* **WHAT IS ASKED**:
Skip the pictures and extract all of the lines exactly as written.

* **COLLECTED MATERIAL**:
######
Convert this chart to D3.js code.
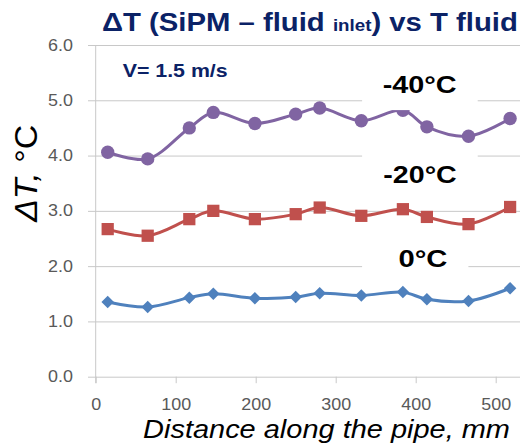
<!DOCTYPE html>
<html lang="en">
<head>
<meta charset="UTF-8">
<title>ΔT (SiPM – fluid inlet) vs T fluid</title>
<script src="https://cdn.jsdelivr.net/npm/d3@7"></script>
<style>
  body { margin: 0; background: #fff; }
  svg { display: block; font-family: "Liberation Sans", Arial, sans-serif; }
  .grid line { stroke: #c8c8c8; stroke-width: 1; }
  .tick text { fill: #595959; font-size: 16px; }
</style>
</head>
<body>
<svg width="525" height="445"></svg>
<script>
// data
const distance = [15, 65, 117, 147, 199, 250, 280, 332, 384, 414, 466, 518];
const dT_m40 = [4.06, 3.94, 4.50, 4.78, 4.58, 4.75, 4.86, 4.63, 4.82, 4.52, 4.35, 4.67];
const dT_m20 = [2.67, 2.55, 2.85, 3.00, 2.85, 2.94, 3.06, 2.91, 3.03, 2.89, 2.76, 3.07];
const dT_0   = [1.35, 1.26, 1.43, 1.50, 1.42, 1.44, 1.51, 1.47, 1.53, 1.40, 1.37, 1.60];
const xTicks = [0, 100, 200, 300, 400, 500];
const yTicks = [0, 1, 2, 3, 4, 5, 6];
const seriesNames = ["-40°C", "-20°C", "0°C"];

const svg = d3.select("svg");
const TSX = 1.12; // picture is stretched horizontally

const x = d3.scaleLinear().domain([0, 530]).range([95.7, 519.7]);
const y = d3.scaleLinear().domain([0, 6]).range([376.7, 45]);

// gridlines + y tick labels
const gy = svg.append("g")
  .attr("class", "grid")
  .attr("transform", "translate(88,0)")
  .call(d3.axisLeft(y).tickValues(yTicks).tickFormat(d3.format(".1f"))
    .tickSize(-(520 - 88)).tickPadding(15));
gy.select(".domain").remove();
gy.selectAll(".tick text")
  .attr("transform", `scale(${TSX},1)`)
  .attr("x", -15 / TSX);

// vertical axis line
svg.append("line")
  .attr("x1", x(0)).attr("x2", x(0))
  .attr("y1", y(6)).attr("y2", y(0) + 6.5)
  .attr("stroke", "#c8c8c8");

// x axis
const gx = svg.append("g")
  .attr("class", "grid")
  .attr("transform", `translate(0,${y(0)})`)
  .call(d3.axisBottom(x).tickValues(xTicks).tickSize(6.5));
gx.select(".domain").remove();
gx.selectAll(".tick text")
  .attr("y", 33.3).attr("dy", null)
  .attr("transform", `scale(${TSX},1)`);

// series
const series = [
  { name: seriesNames[0], values: dT_m40, color: "#8064A2", shape: "circle" },
  { name: seriesNames[1], values: dT_m20, color: "#C0504D", shape: "square" },
  { name: seriesNames[2], values: dT_0,   color: "#4F81BD", shape: "diamond" }
];

const line = d3.line()
  .x(d => x(d[0]))
  .y(d => y(d[1]))
  .curve(d3.curveCatmullRom);

series.forEach(s => {
  const pts = distance.map((d, i) => [d, s.values[i]]);
  svg.append("path")
    .attr("d", line(pts))
    .attr("fill", "none")
    .attr("stroke", s.color)
    .attr("stroke-width", 3);
  const sym = s.shape === "circle" ? d3.symbol(d3.symbolCircle, 140)
    : s.shape === "square" ? d3.symbol(d3.symbolSquare, 150)
    : d3.symbol(d3.symbolSquare, 78);
  svg.append("g").selectAll("path")
    .data(pts)
    .join("path")
    .attr("d", sym)
    .attr("fill", s.color)
    .attr("transform", d => `translate(${x(d[0])},${y(d[1])})` + (s.shape === "diamond" ? " rotate(45)" : ""));
});

// text helper: place text at (px,py) and stretch it to a given width
function put(str, px, py, w, opts) {
  const g = svg.append("g").attr("transform", `translate(${px},${py})${opts.rotate ? " rotate(-90)" : ""}`);
  const t = g.append("text")
    .attr("text-anchor", opts.anchor || "start")
    .attr("font-size", opts.size)
    .attr("font-weight", opts.bold ? "bold" : null)
    .attr("font-style", opts.italic ? "italic" : null)
    .attr("fill", opts.color || "#000");
  if (typeof str === "function") str(t); else t.text(str);
  const sx = w / t.node().getComputedTextLength();
  t.attr("transform", `scale(${sx},${opts.sy || 1})`);
  return t;
}

// series labels with white boxes (they cover gridlines)
const labelAt = [[405, 5.13], [405.4, 3.50], [409, 1.98]];
const labelW = [74, 73.4, 49];
seriesNames.forEach((name, i) => {
  const cx = x(labelAt[i][0]), by = y(labelAt[i][1]);
  svg.append("rect")
    .attr("x", x(333))
    .attr("y", by - 34)
    .attr("width", cx + labelW[i] / 2 + 21 - x(333))
    .attr("height", 51)
    .attr("fill", "#fff");
  put(name, cx, by, labelW[i], { anchor: "middle", size: 24, bold: true });
});

// title
put(t => {
  t.append("tspan").text("ΔT (SiPM – fluid ");
  t.append("tspan").attr("font-size", 16).text("inlet");
  t.append("tspan").text(") vs T fluid");
}, 102, 30.7, 416, { size: 25, bold: true, color: "#0b2266" });

// velocity note
put("V= 1.5 m/s", 122.7, 77, 105, { size: 18, bold: true, color: "#0b2266" });

// axis titles
put(t => {
  t.append("tspan").attr("font-style", "italic").text("ΔT, ");
  t.append("tspan").text("°C");
}, 36.5, 173.4, 97, { anchor: "middle", size: 27, rotate: true, sy: 1.15 });

put("Distance along the pipe, mm", 510, 438.3, 367, { anchor: "end", size: 25, italic: true });
</script>
</body>
</html>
######
* **WRITTEN REPLY**:
Convert this chart to D3.js code.
<!DOCTYPE html>
<html lang="en">
<head>
<meta charset="UTF-8">
<title>ΔT (SiPM – fluid inlet) vs T fluid</title>
<script src="https://cdn.jsdelivr.net/npm/d3@7"></script>
<style>
  body { margin: 0; background: #fff; }
  svg { display: block; font-family: "Liberation Sans", Arial, sans-serif; }
  .grid line { stroke: #c8c8c8; stroke-width: 1; }
  .tick text { fill: #595959; font-size: 16px; }
</style>
</head>
<body>
<svg width="525" height="445"></svg>
<script>
// data
const distance = [15, 65, 117, 147, 199, 250, 280, 332, 384, 414, 466, 518];
const dT_m40 = [4.06, 3.94, 4.50, 4.78, 4.58, 4.75, 4.86, 4.63, 4.82, 4.52, 4.35, 4.67];
const dT_m20 = [2.67, 2.55, 2.85, 3.00, 2.85, 2.94, 3.06, 2.91, 3.03, 2.89, 2.76, 3.07];
const dT_0   = [1.35, 1.26, 1.43, 1.50, 1.42, 1.44, 1.51, 1.47, 1.53, 1.40, 1.37, 1.60];
const xTicks = [0, 100, 200, 300, 400, 500];
const yTicks = [0, 1, 2, 3, 4, 5, 6];
const seriesNames = ["-40°C", "-20°C", "0°C"];

const svg = d3.select("svg");
const TSX = 1.12; // picture is stretched horizontally

const x = d3.scaleLinear().domain([0, 530]).range([95.7, 519.7]);
const y = d3.scaleLinear().domain([0, 6]).range([376.7, 45]);

// gridlines + y tick labels
const gy = svg.append("g")
  .attr("class", "grid")
  .attr("transform", "translate(88,0)")
  .call(d3.axisLeft(y).tickValues(yTicks).tickFormat(d3.format(".1f"))
    .tickSize(-(520 - 88)).tickPadding(15));
gy.select(".domain").remove();
gy.selectAll(".tick text")
  .attr("transform", `scale(${TSX},1)`)
  .attr("x", -15 / TSX);

// vertical axis line
svg.append("line")
  .attr("x1", x(0)).attr("x2", x(0))
  .attr("y1", y(6)).attr("y2", y(0) + 6.5)
  .attr("stroke", "#c8c8c8");

// x axis
const gx = svg.append("g")
  .attr("class", "grid")
  .attr("transform", `translate(0,${y(0)})`)
  .call(d3.axisBottom(x).tickValues(xTicks).tickSize(6.5));
gx.select(".domain").remove();
gx.selectAll(".tick text")
  .attr("y", 33.3).attr("dy", null)
  .attr("transform", `scale(${TSX},1)`);

// series
const series = [
  { name: seriesNames[0], values: dT_m40, color: "#8064A2", shape: "circle" },
  { name: seriesNames[1], values: dT_m20, color: "#C0504D", shape: "square" },
  { name: seriesNames[2], values: dT_0,   color: "#4F81BD", shape: "diamond" }
];

const line = d3.line()
  .x(d => x(d[0]))
  .y(d => y(d[1]))
  .curve(d3.curveCatmullRom);

series.forEach(s => {
  const pts = distance.map((d, i) => [d, s.values[i]]);
  svg.append("path")
    .attr("d", line(pts))
    .attr("fill", "none")
    .attr("stroke", s.color)
    .attr("stroke-width", 3);
  const sym = s.shape === "circle" ? d3.symbol(d3.symbolCircle, 140)
    : s.shape === "square" ? d3.symbol(d3.symbolSquare, 150)
    : d3.symbol(d3.symbolSquare, 78);
  svg.append("g").selectAll("path")
    .data(pts)
    .join("path")
    .attr("d", sym)
    .attr("fill", s.color)
    .attr("transform", d => `translate(${x(d[0])},${y(d[1])})` + (s.shape === "diamond" ? " rotate(45)" : ""));
});

// text helper: place text at (px,py) and stretch it to a given width
function put(str, px, py, w, opts) {
  const g = svg.append("g").attr("transform", `translate(${px},${py})${opts.rotate ? " rotate(-90)" : ""}`);
  const t = g.append("text")
    .attr("text-anchor", opts.anchor || "start")
    .attr("font-size", opts.size)
    .attr("font-weight", opts.bold ? "bold" : null)
    .attr("font-style", opts.italic ? "italic" : null)
    .attr("fill", opts.color || "#000");
  if (typeof str === "function") str(t); else t.text(str);
  const sx = w / t.node().getComputedTextLength();
  t.attr("transform", `scale(${sx},${opts.sy || 1})`);
  return t;
}

// series labels with white boxes (they cover gridlines)
const labelAt = [[405, 5.13], [405.4, 3.50], [409, 1.98]];
const labelW = [74, 73.4, 49];
seriesNames.forEach((name, i) => {
  const cx = x(labelAt[i][0]), by = y(labelAt[i][1]);
  svg.append("rect")
    .attr("x", x(333))
    .attr("y", by - 34)
    .attr("width", cx + labelW[i] / 2 + 21 - x(333))
    .attr("height", 51)
    .attr("fill", "#fff");
  put(name, cx, by, labelW[i], { anchor: "middle", size: 24, bold: true });
});

// title
put(t => {
  t.append("tspan").text("ΔT (SiPM – fluid ");
  t.append("tspan").attr("font-size", 16).text("inlet");
  t.append("tspan").text(") vs T fluid");
}, 102, 30.7, 416, { size: 25, bold: true, color: "#0b2266" });

// velocity note
put("V= 1.5 m/s", 122.7, 77, 105, { size: 18, bold: true, color: "#0b2266" });

// axis titles
put(t => {
  t.append("tspan").attr("font-style", "italic").text("ΔT, ");
  t.append("tspan").text("°C");
}, 36.5, 173.4, 97, { anchor: "middle", size: 27, rotate: true, sy: 1.15 });

put("Distance along the pipe, mm", 510, 438.3, 367, { anchor: "end", size: 25, italic: true });
</script>
</body>
</html>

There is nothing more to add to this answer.